I had envisioned spending my free time this summer reading stacks of books, writing a novel’s worth of material with some leftover time to sip wine on a terrace and people-watch. So far, no dice.
With a lot of procrastination, and a lot of down-time, I’ve compiled a list of specific podcast episodes that have perked me up, kept me interested and motivated and really stimulated my brain to focus on things other than what series to watch next on Netflix and whether or not I should buy that Asos dress (the answer is always no).
To celebrate my much needed renewed perspective that I have gained from this blog, I’ve narrowed down my top 3 podcast episodes that are for spring cleaning any stagnant, unproductive energy you are withholding inside and to get your brain in gear.
1. Brene Brown on Under the Skin with Russel Brand.
Listening to this episode was electrifying, and the chemistry between Brand and Brown was palpable at times. Russel Brand has been met with worldwide skepticism over the years for his wildly erratic behaviors and general inappropriateness, but now that he’s clean and extremely zen, and he has proven himself to be well-spoken and intelligent beyond his humor.
His podcast Under the Skin is overflowing with mindful conversations and deconstructions of society, relationships, and spirituality. Brene Brown is well known for her talks revolving around vulnerability and coupled with Brands outside of the box nature, this podcast episode will leave you with a lot to dwell on.
They discuss a mixture of politics, faith, mass psychology, and how vulnerability and boundaries are necessary for all. They mix old wisdom and knowledge with in-time realizations and joint epiphanies as their discussion weaves upon different paths. Their mixed backgrounds allow them to challenge each other, disagree and find common ground, particularly regarding the meaning of spirituality.
Regardless of your beliefs or ideas, this podcast is sure to inspire some organic thoughts that might just be the remedy for a day of foiled by procrastination.
2. David Brooks on The Ted Interview.
Before listening to this episode I had no idea who David Brooks was, and while I was listening I was in awe of him. I found his opinions and perspectives on life and society so refreshingly simplistic.
When I finished, I, of course, turned to google to gain more background information and was surprised to find that though he has been a successful New York Times journalist for many years, he is not very well-received and people refer to him as ‘boring’. I shoved that bias out the window and listened to this episode again to really absorb his ideologies.
In a world where we are constantly told that we are free-standing, unique individuals who should be completely self-sufficient, I was rather engaged by Brooks’ idea that the only way for us to feel truly fulfilled is by giving and receiving love. He says that we are in need of a cultural and relational revolution before it is too late because our ‘You do you’ mantras are nothing to base life upon because what’s worth wanting should be shared.

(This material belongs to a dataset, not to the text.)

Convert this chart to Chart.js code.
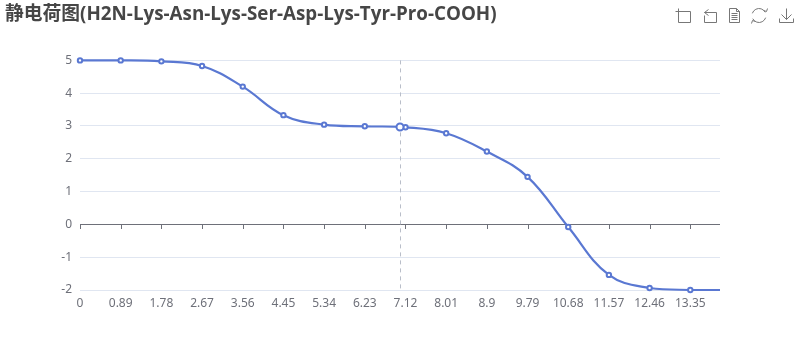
<!DOCTYPE html>
<html><head><meta charset="utf-8">
<style>html,body{margin:0;padding:0;background:#fff}canvas{display:block}</style>
<script src="https://cdn.jsdelivr.net/npm/chart.js@4"></script></head>
<body><canvas id="c" width="800" height="360"></canvas>
<script>
const titleText = '静电荷图(H2N-Lys-Asn-Lys-Ser-Asp-Lys-Tyr-Pro-COOH)';
const xTicks = [0,0.89,1.78,2.67,3.56,4.45,5.34,6.23,7.12,8.01,8.9,9.79,10.68,11.57,12.46,13.35];
const netCharge = [5,5,4.97,4.83,4.2,3.33,3.04,2.99,2.96,2.78,2.22,1.45,-0.08,-1.54,-1.94,-2];
const endX = [14], endCharge = [-2];
const hoverX = 7, hoverCharge = 2.97;
const BLUE='#5A78D2', AXIS='#6E7079', GRID='#E0E6F1';
const FONT='"Open Sans","Noto Sans CJK SC",sans-serif';
const LABELFONT='"Noto Sans","Noto Sans CJK SC",sans-serif';

const markers = xTicks.map((x,i)=>({x,y:netCharge[i]}));
const linePts = markers.concat(endX.map((x,i)=>({x,y:endCharge[i]})));

const overlay = {
  id:'overlay',
  beforeDatasetsDraw(chart){
    const {ctx,scales:{x,y}} = chart;
    const y0=y.getPixelForValue(0);
    ctx.save();
    ctx.strokeStyle=AXIS;ctx.lineWidth=1;
    ctx.beginPath();
    ctx.moveTo(x.left,Math.round(y0)+.5);ctx.lineTo(x.right,Math.round(y0)+.5);
    x.ticks.forEach(t=>{const p=Math.round(x.getPixelForValue(t.value))+.5;ctx.moveTo(p,Math.round(y0));ctx.lineTo(p,Math.round(y0)+5);});
    ctx.stroke();
    const hx=Math.round(x.getPixelForValue(hoverX))+.5;
    ctx.strokeStyle='#B9BEC9';ctx.setLineDash([4,4]);
    ctx.beginPath();ctx.moveTo(hx,y.top);ctx.lineTo(hx,y.bottom);ctx.stroke();
    ctx.restore();
  },
  afterDraw(chart){
    const c=chart.ctx;
    c.save();c.strokeStyle='#777';c.lineWidth=1;c.lineJoin='miter';
    const L=(...p)=>{c.beginPath();for(let i=0;i<p.length;i+=2){i?c.lineTo(p[i]+.5,p[i+1]+.5):c.moveTo(p[i]+.5,p[i+1]+.5);}c.stroke();};
    L(675,11,690,11); L(678,8,678,22,690,22,690,11);
    L(708,9,704,12,708,15); L(704,12,716,12,716,22,704,22,704,15);
    L(729,8,736,8,739,11,739,22,729,22,729,8); L(736,8,736,11,739,11);
    L(731,13,737,13); L(731,15,737,15); L(731,17,737,17); L(731,19,737,19);
    c.beginPath();c.arc(759,15.5,7,Math.PI*1.1,Math.PI*1.85);c.stroke();
    c.beginPath();c.arc(759,15.5,7,Math.PI*.1,Math.PI*.85);c.stroke();
    L(763,10,766,11,767,8); L(755,21,752,20,751,23);
    L(786,8,786,19); L(781,14,786,19,791,14); L(779,18,779,22,793,22,793,18);
    c.restore();
  }
};

new Chart(document.getElementById('c'),{
  type:'line',
  data:{datasets:[
    {data:[{x:hoverX,y:hoverCharge}],showLine:false,clip:false,pointRadius:3.5,pointBorderWidth:2,pointBorderColor:BLUE,pointBackgroundColor:'#fff',order:0},
    {data:markers,showLine:false,clip:false,pointRadius:2.2,pointBorderWidth:2,pointBorderColor:BLUE,pointBackgroundColor:'#fff',order:1},
    {data:linePts,clip:false,borderColor:BLUE,borderWidth:2.2,pointRadius:0,tension:0.4,order:2}
  ]},
  plugins:[overlay],
  options:{
    responsive:false,animation:false,
    layout:{padding:{left:5,right:80,top:0,bottom:0}},
    events:[],
    plugins:{
      legend:{display:false},tooltip:{enabled:false},
      title:{display:true,text:titleText,align:'start',color:'#464646',
        font:{family:FONT,size:18.8,weight:'bold',lineHeight:1.35},padding:{top:2,bottom:33}}
    },
    scales:{
      x:{type:'linear',min:0,max:14,
        afterBuildTicks(s){s.ticks=xTicks.map(value=>({value}));},
        afterFit(s){s.height=70;},
        grid:{display:false},border:{display:false},
        ticks:{autoSkip:false,maxRotation:0,color:AXIS,font:{family:LABELFONT,size:12},padding:-2,callback:v=>String(v)}},
      y:{min:-2,max:5,
        afterFit(s){s.width=75;},
        grid:{color:GRID,drawTicks:false},border:{display:false},
        ticks:{stepSize:1,color:AXIS,font:{family:LABELFONT,size:12},padding:8}}
    }
  }
});
</script></body></html>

He explains that the central lie of this self-built individualist culture is that we can make ourselves happy because tribalism always trumps individualism. For someone who has always maintained the importance of independence and self-happiness over-all, it was like a breath of fresh air to realize that maybe our species did intend for us to depend.
This episode is perfect if you want to challenge the way you view our life and culture, and to provoke thought about the cusp of change that we are heading toward.

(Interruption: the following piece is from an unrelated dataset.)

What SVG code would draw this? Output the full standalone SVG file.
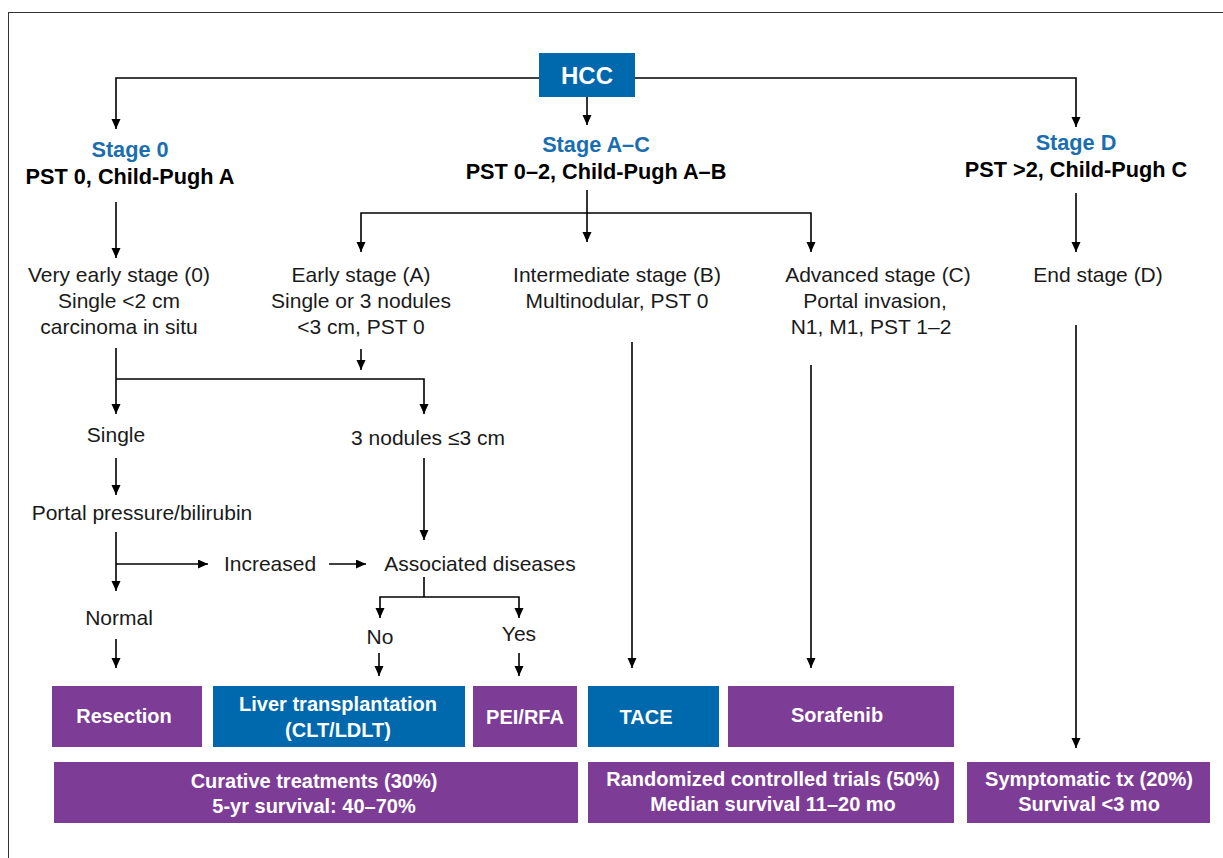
<svg xmlns="http://www.w3.org/2000/svg" width="1223" height="858" viewBox="0 0 1223 858">
<defs>
<marker id="ah" markerUnits="userSpaceOnUse" markerWidth="10" markerHeight="10" refX="10" refY="4.5" orient="auto">
<path d="M0,0 L10,4.5 L0,9 Z" fill="#000"/>
</marker>
<style>
.ln{fill:none;stroke:#000;stroke-width:1.6}
.ar{fill:none;stroke:#000;stroke-width:1.6;marker-end:url(#ah)}
.t{font-family:"Liberation Sans",Arial,sans-serif;font-size:21px;fill:#1a1a1a;text-anchor:middle}
.b{font-family:"Liberation Sans",Arial,sans-serif;font-size:21.7px;font-weight:bold;fill:#000;text-anchor:middle}
.st{font-family:"Liberation Sans",Arial,sans-serif;font-size:21.7px;font-weight:bold;fill:#1a6eb0;text-anchor:middle}
.w{font-family:"Liberation Sans",Arial,sans-serif;font-size:20px;font-weight:bold;fill:#fff;text-anchor:middle}
.pu{fill:#7d3c96}
.bl{fill:#0068ac}
</style>
</defs>
<rect x="0" y="0" width="1223" height="858" fill="#fff"/>
<rect x="8.5" y="12.5" width="1300" height="900" fill="none" stroke="#333" stroke-width="1"/>

<g id="connectors">
<polyline class="ar" points="540,78 116,78 116,129"/>
<polyline class="ar" points="634,78 1076,78 1076,127"/>
<line class="ar" x1="587" y1="97" x2="587" y2="125"/>
<line class="ar" x1="116" y1="202" x2="116" y2="258"/>
<line class="ar" x1="587" y1="190" x2="587" y2="242"/>
<polyline class="ar" points="587,213 361,213 361,252"/>
<polyline class="ar" points="587,213 811,213 811,252"/>
<line class="ar" x1="1076" y1="193" x2="1076" y2="252"/>
<line class="ar" x1="116" y1="348" x2="116" y2="414"/>
<polyline class="ar" points="116,379 424,379 424,414"/>
<line class="ar" x1="361" y1="349" x2="361" y2="370"/>
<line class="ar" x1="116" y1="458" x2="116" y2="495"/>
<line class="ar" x1="424" y1="458" x2="424" y2="540"/>
<line class="ar" x1="116" y1="532" x2="116" y2="591"/>
<line class="ar" x1="116" y1="564" x2="208" y2="564"/>
<line class="ar" x1="329" y1="564" x2="366" y2="564"/>
<line class="ln" x1="424" y1="577" x2="424" y2="597"/>
<polyline class="ar" points="424,597 380,597 380,618"/>
<polyline class="ar" points="424,597 519,597 519,618"/>
<line class="ar" x1="116" y1="639" x2="116" y2="668"/>
<line class="ar" x1="379" y1="653" x2="379" y2="676"/>
<line class="ar" x1="519" y1="653" x2="519" y2="676"/>
<line class="ar" x1="632" y1="342" x2="632" y2="668"/>
<line class="ar" x1="811" y1="365" x2="811" y2="668"/>
<line class="ar" x1="1076" y1="325" x2="1076" y2="748"/>
</g>

<g id="hcc">
<rect class="bl" x="539" y="53" width="96" height="44"/>
<text class="w" style="font-size:24px" x="587" y="84">HCC</text>
</g>

<g id="stage0">
<text class="st" x="130" y="157">Stage 0</text>
<text class="b" x="130" y="184">PST 0, Child-Pugh A</text>
</g>
<g id="stageAC">
<text class="st" x="596" y="152">Stage A–C</text>
<text class="b" x="596" y="179">PST 0–2, Child-Pugh A–B</text>
</g>
<g id="stageD">
<text class="st" x="1076" y="150">Stage D</text>
<text class="b" x="1076" y="177">PST &gt;2, Child-Pugh C</text>
</g>

<g id="very-early">
<text class="t" x="119" y="282">Very early stage (0)</text>
<text class="t" x="119" y="308">Single &lt;2 cm</text>
<text class="t" x="119" y="334">carcinoma in situ</text>
</g>
<g id="early">
<text class="t" x="361" y="282">Early stage (A)</text>
<text class="t" x="361" y="308">Single or 3 nodules</text>
<text class="t" x="361" y="334">&lt;3 cm, PST 0</text>
</g>
<g id="intermediate">
<text class="t" x="617" y="282">Intermediate stage (B)</text>
<text class="t" x="617" y="308">Multinodular, PST 0</text>
</g>
<g id="advanced">
<text class="t" x="878" y="282">Advanced stage (C)</text>
<text class="t" x="875" y="308">Portal invasion,</text>
<text class="t" x="871" y="334">N1, M1, PST 1–2</text>
</g>
<g id="end">
<text class="t" x="1098" y="282">End stage (D)</text>
</g>

<g id="single"><text class="t" x="116" y="442">Single</text></g>
<g id="three-nodules"><text class="t" x="428" y="445">3 nodules ≤3 cm</text></g>
<g id="portal"><text class="t" x="142" y="520">Portal pressure/bilirubin</text></g>
<g id="increased"><text class="t" x="270" y="571">Increased</text></g>
<g id="associated"><text class="t" x="480" y="571">Associated diseases</text></g>
<g id="normal"><text class="t" x="119" y="625">Normal</text></g>
<g id="no"><text class="t" x="380" y="644">No</text></g>
<g id="yes"><text class="t" x="519" y="641">Yes</text></g>

<g id="resection">
<rect class="pu" x="52" y="686" width="150" height="61"/>
<text class="w" x="124" y="723">Resection</text>
</g>
<g id="liver-transplant">
<rect class="bl" x="213" y="686" width="252" height="61"/>
<text class="w" x="338" y="711">Liver transplantation</text>
<text class="w" x="338" y="737">(CLT/LDLT)</text>
</g>
<g id="pei-rfa">
<rect class="pu" x="473" y="686" width="104" height="61"/>
<text class="w" x="525" y="724">PEI/RFA</text>
</g>
<g id="tace">
<rect class="bl" x="588" y="686" width="131" height="61"/>
<text class="w" x="646" y="724">TACE</text>
</g>
<g id="sorafenib">
<rect class="pu" x="728" y="686" width="226" height="61"/>
<text class="w" x="837" y="722">Sorafenib</text>
</g>
<g id="curative">
<rect class="pu" x="54" y="762" width="524" height="61"/>
<text class="w" x="314" y="788">Curative treatments (30%)</text>
<text class="w" x="314" y="813">5-yr survival: 40–70%</text>
</g>
<g id="rct">
<rect class="pu" x="588" y="762" width="366" height="61"/>
<text class="w" x="773" y="786">Randomized controlled trials (50%)</text>
<text class="w" x="773" y="811">Median survival 11–20 mo</text>
</g>
<g id="symptomatic">
<rect class="pu" x="967" y="762" width="243" height="61"/>
<text class="w" x="1089" y="786">Symptomatic tx (20%)</text>
<text class="w" x="1089" y="811">Survival &lt;3 mo</text>
</g>
</svg>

3. Mo Gawdet on How to Fail with Elizabeth Day.
I think this is the only podcast that I’ve ever nearly cried while listening to, and teared up at when re-telling its contents. How to Fail is a podcast that celebrates the things that haven’t gone right and shows us that learning how to fail ultimately teaches us how to succeed.
Mo Gawdet is a former, extremely successful, Google executive, who despite his success and wealth, wasn’t happy. He then decided to use his scientific mind to develop an algorithm for happiness which ultimately led him to an equation;
Happiness (is greater than) > your perception of your life – (minus) your expectation of how it should be.
After his 21-year-old son died during a routine operation, he set out on his quest for happiness, what it is and how to obtain it. He believes that happiness is not given to us in life, it is entirely our responsibility to gain and maintain.
This episode deconstructs our collective dependency on consumerism to fulfill us and how without our unhappiness, it will collapse. We are born with no need to look outward for our happiness, but we seem to be taught it along the way.
Instead of constantly trying to fill ourselves up, we should look at ourselves as mobile phones slowed down by an overload of applications, and we need to remove the unnecessary, rather than add more excess. Conclusively, we are in control of our brains and we must wield that control to our benefit.
This episode is overwhelming, yet uplifting and vital to listen to in this day and age when we can’t tell authenticity from a lie. It is guaranteed to stop you in your tracks and leave you to overcome some confronting statements about how we live.